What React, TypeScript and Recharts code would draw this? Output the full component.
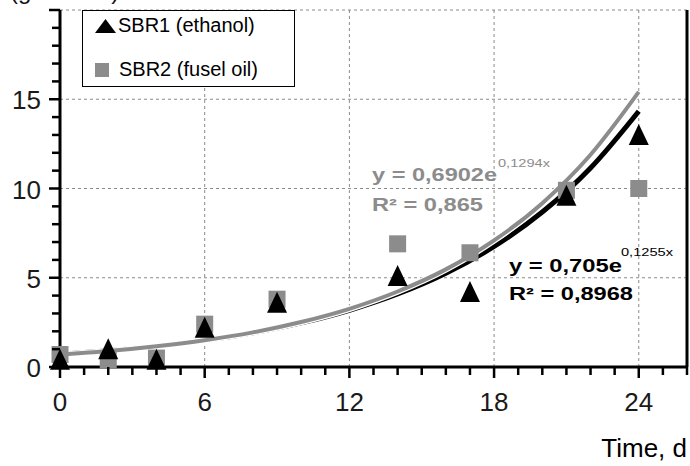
import React from 'react';
import {
  ComposedChart,
  Line,
  Scatter,
  XAxis,
  YAxis,
  ReferenceLine,
  Customized,
} from 'recharts';

// measured points, day vs concentration
const days = [0, 2, 4, 6, 9, 14, 17, 21, 24];
const sbr1 = [0.4, 1.0, 0.4, 2.2, 3.6, 5.1, 4.2, 9.6, 13.0];
const sbr2 = [0.7, 0.4, 0.5, 2.4, 3.8, 6.9, 6.4, 9.9, 10.0];

// exponential trend lines as drawn
const fitDays = [0, 2, 4, 6, 8, 10, 12, 14, 16, 18, 20, 22, 24];
const fit1 = [0.71, 0.91, 1.17, 1.5, 1.92, 2.47, 3.18, 4.09, 5.25, 6.75, 8.68, 11.15, 14.33];
const fit2 = [0.69, 0.89, 1.16, 1.5, 1.94, 2.52, 3.26, 4.23, 5.47, 7.09, 9.18, 11.89, 15.41];

const xTicks = [0, 1, 2, 3, 4, 5, 6, 7, 8, 9, 10, 11, 12, 13, 14, 15, 16, 17, 18, 19, 20, 21, 22, 23, 24, 25, 26];
const xLabels = [0, 6, 12, 18, 24];
const yTicks = [0, 1, 2, 3, 4, 5, 6, 7, 8, 9, 10, 11, 12, 13, 14, 15, 16, 17, 18, 19, 20];
const yLabels = [0, 5, 10, 15];
const xGrid = [6, 12, 18, 24];
const yGrid = [5, 10, 15, 20];

const GREY = '#8c8c8c';
const FONT = '"Liberation Sans", Arial, sans-serif';

const pts1 = days.map((d, i) => ({ x: d, y: sbr1[i] }));
const pts2 = days.map((d, i) => ({ x: d, y: sbr2[i] }));
const line1 = fitDays.map((d, i) => ({ x: d, y: fit1[i] }));
const line2 = fitDays.map((d, i) => ({ x: d, y: fit2[i] }));

const Triangle = (p: any) => (
  <polygon
    points={`${p.cx},${p.cy - 11} ${p.cx + 10},${p.cy + 10} ${p.cx - 10},${p.cy + 10}`}
    fill="#000"
  />
);

const Square = (p: any) => <rect x={p.cx - 8.5} y={p.cy - 8.5} width={17} height={17} fill={GREY} />;

// minor tick every unit, longer tick + label at the labelled values
const XTick = ({ x, y, payload }: any) => {
  const major = xLabels.includes(payload.value);
  return (
    <g>
      <path d={`M${x},${y}V${y + (major ? 11 : 8)}`} stroke="#000" strokeWidth={2.5} fill="none" />
      {major && (
        <text x={x} y={y + 44} textAnchor="middle" fontSize={26} fontFamily={FONT} fill="#1a1a1a">
          {payload.value}
        </text>
      )}
    </g>
  );
};

const YTick = ({ x, y, payload }: any) => {
  const major = yLabels.includes(payload.value) || payload.value === 20;
  return (
    <g>
      <path d={`M${x},${y}H${x - (major ? 11 : 8)}`} stroke="#000" strokeWidth={2.5} fill="none" />
      {yLabels.includes(payload.value) && (
        <text x={x - 19} y={y + 10} textAnchor="end" fontSize={26} fontFamily={FONT} fill="#1a1a1a">
          {payload.value}
        </text>
      )}
    </g>
  );
};

const Annotations = () => (
  <g fontFamily={FONT}>
    <text x={10} y={-1} fontSize={24} fill="#111">(g COD/L)</text>
    <text x={687} y={457} fontSize={26} textAnchor="end" fill="#000">Time, d</text>

    <text x={372} y={181} fontSize={18} fontWeight="bold" fill={GREY} textLength={125} lengthAdjust="spacingAndGlyphs">
      y = 0,6902e
    </text>
    <text x={498} y={167} fontSize={11} fill={GREY} textLength={52} lengthAdjust="spacingAndGlyphs">
      0,1294x
    </text>
    <text x={372} y={211} fontSize={18} fontWeight="bold" fill={GREY} textLength={111} lengthAdjust="spacingAndGlyphs">
      R² = 0,865
    </text>

    <text x={509} y={272} fontSize={18} fontWeight="bold" fill="#000" textLength={113} lengthAdjust="spacingAndGlyphs">
      y = 0,705e
    </text>
    <text x={621} y={256} fontSize={11} fill="#000" textLength={52} lengthAdjust="spacingAndGlyphs">
      0,1255x
    </text>
    <text x={509} y={300} fontSize={18} fontWeight="bold" fill="#000" textLength={124} lengthAdjust="spacingAndGlyphs">
      R² = 0,8968
    </text>
  </g>
);

export default function App() {
  return (
    <div style={{ position: 'absolute', left: 0, top: 0, width: 690, height: 466, background: '#fff' }}>
      <ComposedChart width={690} height={466} margin={{ top: 10, right: 3, left: 0, bottom: 59 }}>
        <XAxis
          type="number"
          dataKey="x"
          domain={[0, 26]}
          ticks={xTicks}
          interval={0}
          tick={<XTick />}
          tickLine={false}
          tickSize={0}
          tickMargin={0}
          height={40}
          axisLine={{ stroke: '#000', strokeWidth: 3 }}
        />
        <YAxis
          type="number"
          dataKey="y"
          domain={[0, 20]}
          ticks={yTicks}
          interval={0}
          tick={<YTick />}
          tickLine={false}
          tickSize={0}
          tickMargin={0}
          width={60}
          axisLine={{ stroke: '#000', strokeWidth: 3 }}
        />
        {xGrid.map((v) => (
          <ReferenceLine key={'gx' + v} x={v} stroke="#8a8a8a" strokeDasharray="3 3" strokeWidth={1} />
        ))}
        {yGrid.map((v) => (
          <ReferenceLine key={'gy' + v} y={v} stroke="#8a8a8a" strokeDasharray="3 3" strokeWidth={1} />
        ))}
        <ReferenceLine x={26} stroke="#000" strokeWidth={3} />
        <Scatter data={pts2} dataKey="y" shape={Square} isAnimationActive={false} />
        <Scatter data={pts1} dataKey="y" shape={Triangle} isAnimationActive={false} />
        <Line data={line1} dataKey="y" type="monotone" stroke="#000" strokeWidth={5} dot={false} isAnimationActive={false} />
        <Line data={line2} dataKey="y" type="monotone" stroke="#fff" strokeWidth={6.5} dot={false} isAnimationActive={false} />
        <Line data={line2} dataKey="y" type="monotone" stroke={GREY} strokeWidth={4} dot={false} isAnimationActive={false} />
        <Customized component={Annotations} />
      </ComposedChart>
      <div
        style={{
          position: 'absolute',
          left: 82,
          top: 10,
          width: 211,
          height: 75,
          border: '1px solid #000',
          background: '#fff',
          fontFamily: FONT,
          fontSize: 20,
          color: '#000',
        }}
      >
        <div style={{ position: 'absolute', left: 12, top: 3, display: 'flex', alignItems: 'center' }}>
          <svg width={21} height={14} style={{ marginRight: 2 }}>
            <polygon points="10.5,0 21,14 0,14" fill="#000" />
          </svg>
          <span>SBR1 (ethanol)</span>
        </div>
        <div style={{ position: 'absolute', left: 12, top: 47, display: 'flex', alignItems: 'center' }}>
          <span style={{ width: 14, height: 14, background: GREY, display: 'inline-block', marginRight: 10 }} />
          <span>SBR2 (fusel oil)</span>
        </div>
      </div>
    </div>
  );
}
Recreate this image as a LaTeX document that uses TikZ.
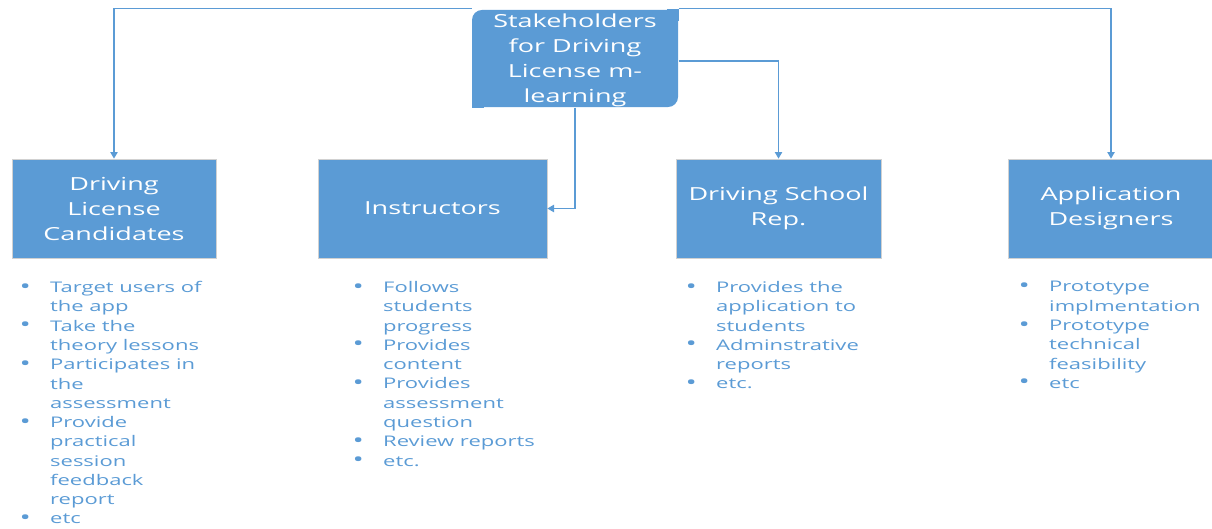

:::::

**Given request:** Without the pictures, transcribe the listing above exactly.

**The response:**
What React, TypeScript and Recharts code would draw this? Output the full component.
import React from 'react';
import {
  ComposedChart,
  Line,
  Scatter,
  XAxis,
  YAxis,
  ReferenceLine,
  Customized,
} from 'recharts';

// measured points, day vs concentration
const days = [0, 2, 4, 6, 9, 14, 17, 21, 24];
const sbr1 = [0.4, 1.0, 0.4, 2.2, 3.6, 5.1, 4.2, 9.6, 13.0];
const sbr2 = [0.7, 0.4, 0.5, 2.4, 3.8, 6.9, 6.4, 9.9, 10.0];

// exponential trend lines as drawn
const fitDays = [0, 2, 4, 6, 8, 10, 12, 14, 16, 18, 20, 22, 24];
const fit1 = [0.71, 0.91, 1.17, 1.5, 1.92, 2.47, 3.18, 4.09, 5.25, 6.75, 8.68, 11.15, 14.33];
const fit2 = [0.69, 0.89, 1.16, 1.5, 1.94, 2.52, 3.26, 4.23, 5.47, 7.09, 9.18, 11.89, 15.41];

const xTicks = [0, 1, 2, 3, 4, 5, 6, 7, 8, 9, 10, 11, 12, 13, 14, 15, 16, 17, 18, 19, 20, 21, 22, 23, 24, 25, 26];
const xLabels = [0, 6, 12, 18, 24];
const yTicks = [0, 1, 2, 3, 4, 5, 6, 7, 8, 9, 10, 11, 12, 13, 14, 15, 16, 17, 18, 19, 20];
const yLabels = [0, 5, 10, 15];
const xGrid = [6, 12, 18, 24];
const yGrid = [5, 10, 15, 20];

const GREY = '#8c8c8c';
const FONT = '"Liberation Sans", Arial, sans-serif';

const pts1 = days.map((d, i) => ({ x: d, y: sbr1[i] }));
const pts2 = days.map((d, i) => ({ x: d, y: sbr2[i] }));
const line1 = fitDays.map((d, i) => ({ x: d, y: fit1[i] }));
const line2 = fitDays.map((d, i) => ({ x: d, y: fit2[i] }));

const Triangle = (p: any) => (
  <polygon
    points={`${p.cx},${p.cy - 11} ${p.cx + 10},${p.cy + 10} ${p.cx - 10},${p.cy + 10}`}
    fill="#000"
  />
);

const Square = (p: any) => <rect x={p.cx - 8.5} y={p.cy - 8.5} width={17} height={17} fill={GREY} />;

// minor tick every unit, longer tick + label at the labelled values
const XTick = ({ x, y, payload }: any) => {
  const major = xLabels.includes(payload.value);
  return (
    <g>
      <path d={`M${x},${y}V${y + (major ? 11 : 8)}`} stroke="#000" strokeWidth={2.5} fill="none" />
      {major && (
        <text x={x} y={y + 44} textAnchor="middle" fontSize={26} fontFamily={FONT} fill="#1a1a1a">
          {payload.value}
        </text>
      )}
    </g>
  );
};

const YTick = ({ x, y, payload }: any) => {
  const major = yLabels.includes(payload.value) || payload.value === 20;
  return (
    <g>
      <path d={`M${x},${y}H${x - (major ? 11 : 8)}`} stroke="#000" strokeWidth={2.5} fill="none" />
      {yLabels.includes(payload.value) && (
        <text x={x - 19} y={y + 10} textAnchor="end" fontSize={26} fontFamily={FONT} fill="#1a1a1a">
          {payload.value}
        </text>
      )}
    </g>
  );
};

const Annotations = () => (
  <g fontFamily={FONT}>
    <text x={10} y={-1} fontSize={24} fill="#111">(g COD/L)</text>
    <text x={687} y={457} fontSize={26} textAnchor="end" fill="#000">Time, d</text>

    <text x={372} y={181} fontSize={18} fontWeight="bold" fill={GREY} textLength={125} lengthAdjust="spacingAndGlyphs">
      y = 0,6902e
    </text>
    <text x={498} y={167} fontSize={11} fill={GREY} textLength={52} lengthAdjust="spacingAndGlyphs">
      0,1294x
    </text>
    <text x={372} y={211} fontSize={18} fontWeight="bold" fill={GREY} textLength={111} lengthAdjust="spacingAndGlyphs">
      R² = 0,865
    </text>

    <text x={509} y={272} fontSize={18} fontWeight="bold" fill="#000" textLength={113} lengthAdjust="spacingAndGlyphs">
      y = 0,705e
    </text>
    <text x={621} y={256} fontSize={11} fill="#000" textLength={52} lengthAdjust="spacingAndGlyphs">
      0,1255x
    </text>
    <text x={509} y={300} fontSize={18} fontWeight="bold" fill="#000" textLength={124} lengthAdjust="spacingAndGlyphs">
      R² = 0,8968
    </text>
  </g>
);

export default function App() {
  return (
    <div style={{ position: 'absolute', left: 0, top: 0, width: 690, height: 466, background: '#fff' }}>
      <ComposedChart width={690} height={466} margin={{ top: 10, right: 3, left: 0, bottom: 59 }}>
        <XAxis
          type="number"
          dataKey="x"
          domain={[0, 26]}
          ticks={xTicks}
          interval={0}
          tick={<XTick />}
          tickLine={false}
          tickSize={0}
          tickMargin={0}
          height={40}
          axisLine={{ stroke: '#000', strokeWidth: 3 }}
        />
        <YAxis
          type="number"
          dataKey="y"
          domain={[0, 20]}
          ticks={yTicks}
          interval={0}
          tick={<YTick />}
          tickLine={false}
          tickSize={0}
          tickMargin={0}
          width={60}
          axisLine={{ stroke: '#000', strokeWidth: 3 }}
        />
        {xGrid.map((v) => (
          <ReferenceLine key={'gx' + v} x={v} stroke="#8a8a8a" strokeDasharray="3 3" strokeWidth={1} />
        ))}
        {yGrid.map((v) => (
          <ReferenceLine key={'gy' + v} y={v} stroke="#8a8a8a" strokeDasharray="3 3" strokeWidth={1} />
        ))}
        <ReferenceLine x={26} stroke="#000" strokeWidth={3} />
        <Scatter data={pts2} dataKey="y" shape={Square} isAnimationActive={false} />
        <Scatter data={pts1} dataKey="y" shape={Triangle} isAnimationActive={false} />
        <Line data={line1} dataKey="y" type="monotone" stroke="#000" strokeWidth={5} dot={false} isAnimationActive={false} />
        <Line data={line2} dataKey="y" type="monotone" stroke="#fff" strokeWidth={6.5} dot={false} isAnimationActive={false} />
        <Line data={line2} dataKey="y" type="monotone" stroke={GREY} strokeWidth={4} dot={false} isAnimationActive={false} />
        <Customized component={Annotations} />
      </ComposedChart>
      <div
        style={{
          position: 'absolute',
          left: 82,
          top: 10,
          width: 211,
          height: 75,
          border: '1px solid #000',
          background: '#fff',
          fontFamily: FONT,
          fontSize: 20,
          color: '#000',
        }}
      >
        <div style={{ position: 'absolute', left: 12, top: 3, display: 'flex', alignItems: 'center' }}>
          <svg width={21} height={14} style={{ marginRight: 2 }}>
            <polygon points="10.5,0 21,14 0,14" fill="#000" />
          </svg>
          <span>SBR1 (ethanol)</span>
        </div>
        <div style={{ position: 'absolute', left: 12, top: 47, display: 'flex', alignItems: 'center' }}>
          <span style={{ width: 14, height: 14, background: GREY, display: 'inline-block', marginRight: 10 }} />
          <span>SBR2 (fusel oil)</span>
        </div>
      </div>
    </div>
  );
}
Recreate this image as a LaTeX document that uses TikZ.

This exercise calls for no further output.